Niesienie ewangelii nie jest jedynym sposobem, na rozprzestrzenianie nauk Jezusa Chrystusa. Jaeson Ma wskazuje, że takim działaniem jest też niesienie pomocy, zwłaszcza w strefach zmilitaryzowanych, we Wschodniej Azji. Reżyser wykorzystał fragmenty z serwisów informacyjnych z 2007 roku, kiedy to 23 osobowa grupa chrześcijańskich misjonarzy, została porwana w Afganistanie przez Talibów. Historia jest poparta zeznaniami jednego z uczestników wydarzeń, Yoo KyungShik'a. Gdy stało się jasne, że przetrzymują ich jako zakładników, i tylko parę osób zginie, pastor zgłosił się na ochotnika. Po trzech miesiącach negocjacji 21 osób powróciło do domu. To co łączy rozmówców narratora, którzy opowiadali o swoich początkach z wiarą to to, że Bóg wystawiał ich na próby. W przypadku Mc Jina, musiał zostawić swoją karierę, w otoczeniu Vannessa Wu, po złożeniu ślubów czystości, zaczęło pojawiać się wiele atrakcyjnych kobiet, Philip Mantofa swój wyjazd do Indonezji zawierzył otrzymanemu przez Boga znaku – spokoju w sercu, a osoby, które zostały zabite w Afganistanie, chciały stracić życie za wiarę.

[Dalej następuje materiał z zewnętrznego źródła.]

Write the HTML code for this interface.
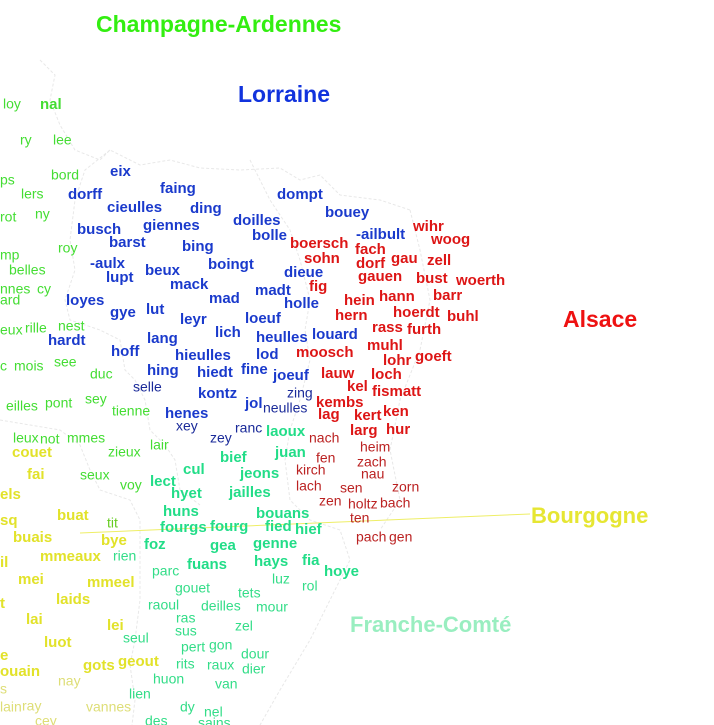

Jaeson Ma w swoim dokumencie pokazuje zarówno szczęśliwe, jak i smutne oblicza chrześcijaństwa w różnorodnej i bogatej kulturowo Azji. Chociaż jest to stosunkowo nowa religia w tamtych rejonach, można odnieść wrażenie, że pozytywna energia jej wyznawców będzie pociągać za sobą kolejne grupy ludzi, którzy poszukują wspólnoty, zrozumienia, uleczenia psychicznego i fizycznego. Uważam, iż jest to film wyjątkowy – po wielu latach interesowania się Azją Wschodnią musze przyznać, iż nieczęsto natrafiałam na znaki chrześcijaństwa w tamtych rejonach. Nawet jeśli pojawiały się osoby duchowne, ich rolą było udzielanie sakramentów, a zakony były pokazywane jako miejsce ucieczki ku spokojowi. Tymczasem dokument ukazuje wspólnotę od środka i przez perspektywę ludzkich przeżyć, dzięki czemu jego odbiór jest łatwiejszy.